Problem statement >>
Each line from the top of the listing through the one holding "var epochs = d3.range(100);" should be restated word for word, with nothing added and no pictures.

----------------------------------------

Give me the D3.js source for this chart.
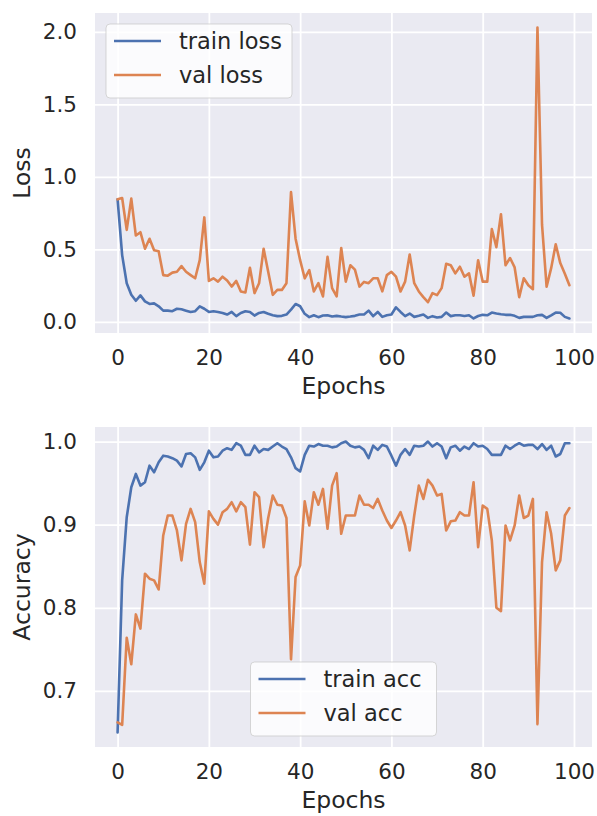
<!DOCTYPE html>
<html>
<head>
<meta charset="utf-8">
<script src="https://cdn.jsdelivr.net/npm/d3@7/dist/d3.min.js"></script>
<style>
  body { margin: 0; background: #ffffff; }
  text { font-family: "DejaVu Sans", sans-serif; fill: #262626; }
</style>
</head>
<body>
<div id="chart"></div>
<script>
// Data (100 epochs)
var epochs = d3.range(100);

var trainLoss = [
  0.845, 0.46, 0.266, 0.186, 0.145, 0.182, 0.141, 0.123, 0.127, 0.107,
  0.077, 0.077, 0.073, 0.09, 0.086, 0.077, 0.068, 0.073, 0.107, 0.09,
  0.068, 0.073, 0.068, 0.061, 0.05, 0.068, 0.039, 0.061, 0.073, 0.068,
  0.043, 0.061, 0.068, 0.055, 0.045, 0.039, 0.041, 0.05, 0.084, 0.123,
  0.107, 0.055, 0.032, 0.045, 0.032, 0.043, 0.045, 0.036, 0.041, 0.036,
  0.032, 0.036, 0.041, 0.05, 0.05, 0.077, 0.039, 0.068, 0.034, 0.045,
  0.05, 0.10, 0.068, 0.039, 0.057, 0.034, 0.041, 0.05, 0.027, 0.039,
  0.03, 0.034, 0.064, 0.039, 0.045, 0.045, 0.04, 0.045, 0.023, 0.04,
  0.048, 0.045, 0.064, 0.057, 0.052, 0.048, 0.048, 0.041, 0.027, 0.034,
  0.034, 0.034, 0.045, 0.048, 0.027, 0.045, 0.064, 0.062, 0.034, 0.023
];

var valLoss = [
  0.845, 0.854, 0.634, 0.85, 0.595, 0.618, 0.504, 0.573, 0.493, 0.486,
  0.322, 0.318, 0.339, 0.345, 0.384, 0.345, 0.322, 0.30, 0.425, 0.72,
  0.282, 0.30, 0.277, 0.311, 0.285, 0.243, 0.282, 0.209, 0.202, 0.373,
  0.198, 0.266, 0.504, 0.345, 0.186, 0.22, 0.22, 0.266, 0.895, 0.573,
  0.425, 0.30, 0.357, 0.209, 0.266, 0.175, 0.448, 0.232, 0.175, 0.509,
  0.277, 0.39, 0.36, 0.243, 0.275, 0.266, 0.30, 0.30, 0.21, 0.322,
  0.345, 0.311, 0.209, 0.277, 0.464, 0.266, 0.209, 0.17, 0.135, 0.198,
  0.184, 0.232, 0.40, 0.39, 0.334, 0.38, 0.311, 0.334, 0.18, 0.425,
  0.277, 0.277, 0.64, 0.515, 0.742, 0.39, 0.44, 0.375, 0.17, 0.30,
  0.252, 0.225, 2.03, 0.67, 0.242, 0.37, 0.535, 0.405, 0.332, 0.252
];

var trainAcc = [
  0.650, 0.833, 0.909, 0.945, 0.961, 0.947, 0.951, 0.971, 0.963, 0.975,
  0.983, 0.982, 0.980, 0.977, 0.970, 0.985, 0.986, 0.981, 0.966, 0.975,
  0.989, 0.981, 0.982, 0.989, 0.992, 0.990, 0.998, 0.995, 0.984, 0.984,
  0.995, 0.987, 0.991, 0.990, 0.994, 0.998, 0.994, 0.991, 0.981, 0.968,
  0.964, 0.984, 0.995, 0.994, 0.997, 0.995, 0.995, 0.993, 0.994, 0.998,
  1.000, 0.995, 0.993, 0.994, 0.990, 0.980, 0.995, 0.990, 0.996, 0.994,
  0.983, 0.971, 0.984, 0.991, 0.984, 0.995, 0.994, 0.995, 1.000, 0.994,
  0.998, 0.994, 0.980, 0.993, 0.995, 0.989, 0.994, 0.991, 0.998, 0.994,
  0.995, 0.991, 0.984, 0.984, 0.984, 0.995, 0.991, 0.995, 0.998, 0.995,
  0.996, 0.996, 0.991, 0.997, 0.990, 0.995, 0.982, 0.985, 0.998, 0.998
];

var valAcc = [
  0.662, 0.659, 0.764, 0.732, 0.792, 0.775, 0.841, 0.835, 0.833, 0.822,
  0.887, 0.911, 0.911, 0.893, 0.857, 0.901, 0.919, 0.903, 0.855, 0.829,
  0.916, 0.907, 0.900, 0.915, 0.919, 0.927, 0.916, 0.927, 0.921, 0.876,
  0.939, 0.933, 0.873, 0.908, 0.935, 0.924, 0.923, 0.908, 0.738, 0.837,
  0.851, 0.928, 0.899, 0.939, 0.924, 0.943, 0.895, 0.947, 0.962, 0.889,
  0.911, 0.911, 0.911, 0.935, 0.924, 0.924, 0.920, 0.931, 0.917, 0.905,
  0.896, 0.905, 0.915, 0.899, 0.869, 0.911, 0.947, 0.931, 0.954, 0.947,
  0.935, 0.937, 0.893, 0.904, 0.905, 0.915, 0.911, 0.911, 0.951, 0.873,
  0.923, 0.919, 0.881, 0.800, 0.796, 0.899, 0.881, 0.899, 0.935, 0.908,
  0.911, 0.931, 0.660, 0.855, 0.915, 0.889, 0.845, 0.857, 0.911, 0.920
];

// tick labels
var xTicks = [0, 20, 40, 60, 80, 100];
var lossTicks = [0.0, 0.5, 1.0, 1.5, 2.0];
var accTicks = [0.7, 0.8, 0.9, 1.0];

// seaborn "deep" colours
var trainColor = "#4c72b0";
var valColor = "#dd8452";

// Set svg dimensions
var svgWidth = 597;
var svgHeight = 816;

// panel box (both subplots share x placement)
var panelLeft = 95;
var panelRight = 592;
var panelHeight = 320;

var svg = d3.select("#chart")
  .append("svg")
  .attr("width", svgWidth)
  .attr("height", svgHeight);

// matplotlib style 5% padding around the data
function padded(values) {
  var lo = d3.min(values), hi = d3.max(values);
  var pad = (hi - lo) * 0.05;
  return [lo - pad, hi + pad];
}

var xScale = d3.scaleLinear()
  .domain(padded([0, 99]))
  .range([panelLeft, panelRight]);

function drawPanel(top, train, val, yLabel, yTicks, names, legendSpot) {
  var bottom = top + panelHeight;

  var yScale = d3.scaleLinear()
    .domain(padded(train.concat(val)))
    .range([bottom, top]);

  var g = svg.append("g");

  // grey background
  g.append("rect")
    .attr("x", panelLeft)
    .attr("y", top)
    .attr("width", panelRight - panelLeft)
    .attr("height", panelHeight)
    .attr("fill", "#eaeaf2");

  // white grid
  g.append("g")
    .attr("transform", `translate(0, ${bottom})`)
    .call(d3.axisBottom(xScale).tickValues(xTicks).tickSize(-panelHeight).tickFormat(""))
    .call(a => a.select(".domain").remove())
    .selectAll("line")
    .attr("stroke", "#ffffff")
    .attr("stroke-width", 1.8);

  g.append("g")
    .attr("transform", `translate(${panelLeft}, 0)`)
    .call(d3.axisLeft(yScale).tickValues(yTicks).tickSize(-(panelRight - panelLeft)).tickFormat(""))
    .call(a => a.select(".domain").remove())
    .selectAll("line")
    .attr("stroke", "#ffffff")
    .attr("stroke-width", 1.8);

  // tick labels
  var xAxis = g.append("g")
    .attr("transform", `translate(0, ${bottom})`)
    .call(d3.axisBottom(xScale).tickValues(xTicks).tickSize(0).tickPadding(17).tickFormat(d3.format("d")));
  xAxis.select(".domain").remove();
  xAxis.selectAll("text")
    .style("font-size", "21.5px")
    .attr("fill", "#262626");

  var yAxis = g.append("g")
    .attr("transform", `translate(${panelLeft}, 0)`)
    .call(d3.axisLeft(yScale).tickValues(yTicks).tickSize(0).tickPadding(18).tickFormat(d3.format(".1f")));
  yAxis.select(".domain").remove();
  yAxis.selectAll("text")
    .style("font-size", "21.5px")
    .attr("fill", "#262626");

  // the two curves
  var line = d3.line()
    .x((d, i) => xScale(epochs[i]))
    .y(d => yScale(d));

  g.append("path")
    .datum(train)
    .attr("d", line)
    .attr("fill", "none")
    .attr("stroke", trainColor)
    .attr("stroke-width", 2.6)
    .attr("stroke-linejoin", "round")
    .attr("stroke-linecap", "round");

  g.append("path")
    .datum(val)
    .attr("d", line)
    .attr("fill", "none")
    .attr("stroke", valColor)
    .attr("stroke-width", 2.6)
    .attr("stroke-linejoin", "round")
    .attr("stroke-linecap", "round");

  // axis labels
  g.append("text")
    .attr("x", (panelLeft + panelRight) / 2)
    .attr("y", bottom + 61)
    .attr("text-anchor", "middle")
    .style("font-size", "23.5px")
    .text("Epochs");

  g.append("text")
    .attr("transform", `translate(30, ${top + panelHeight / 2}) rotate(-90)`)
    .attr("text-anchor", "middle")
    .style("font-size", "23.5px")
    .text(yLabel);

  // legend box
  var boxW = 186, boxH = 74;
  var boxX, boxY;
  if (legendSpot === "upper left") {
    boxX = panelLeft + 11;
    boxY = top + 11;
  } else {
    boxX = (panelLeft + panelRight) / 2 - boxW / 2;
    boxY = bottom - 11 - boxH;
  }

  var legend = g.append("g")
    .attr("transform", `translate(${boxX}, ${boxY})`);

  legend.append("rect")
    .attr("width", boxW)
    .attr("height", boxH)
    .attr("rx", 4)
    .attr("fill", "#ffffff")
    .attr("fill-opacity", 0.8)
    .attr("stroke", "#cccccc")
    .attr("stroke-opacity", 0.8);

  var colors = [trainColor, valColor];
  names.forEach(function(name, i) {
    var cy = 17 + i * 34;
    legend.append("line")
      .attr("x1", 8)
      .attr("x2", 55)
      .attr("y1", cy)
      .attr("y2", cy)
      .attr("stroke", colors[i])
      .attr("stroke-width", 2.6);
    legend.append("text")
      .attr("x", 73)
      .attr("y", cy)
      .attr("dy", "0.35em")
      .style("font-size", "22.5px")
      .text(name);
  });
}

drawPanel(13, trainLoss, valLoss, "Loss", lossTicks, ["train loss", "val loss"], "upper left");
drawPanel(427, trainAcc, valAcc, "Accuracy", accTicks, ["train acc", "val acc"], "lower center");
</script>
</body>
</html>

----------------------------------------

Exercise output >>
Give me the D3.js source for this chart.
<!DOCTYPE html>
<html>
<head>
<meta charset="utf-8">
<script src="https://cdn.jsdelivr.net/npm/d3@7/dist/d3.min.js"></script>
<style>
  body { margin: 0; background: #ffffff; }
  text { font-family: "DejaVu Sans", sans-serif; fill: #262626; }
</style>
</head>
<body>
<div id="chart"></div>
<script>
// Data (100 epochs)
var epochs = d3.range(100);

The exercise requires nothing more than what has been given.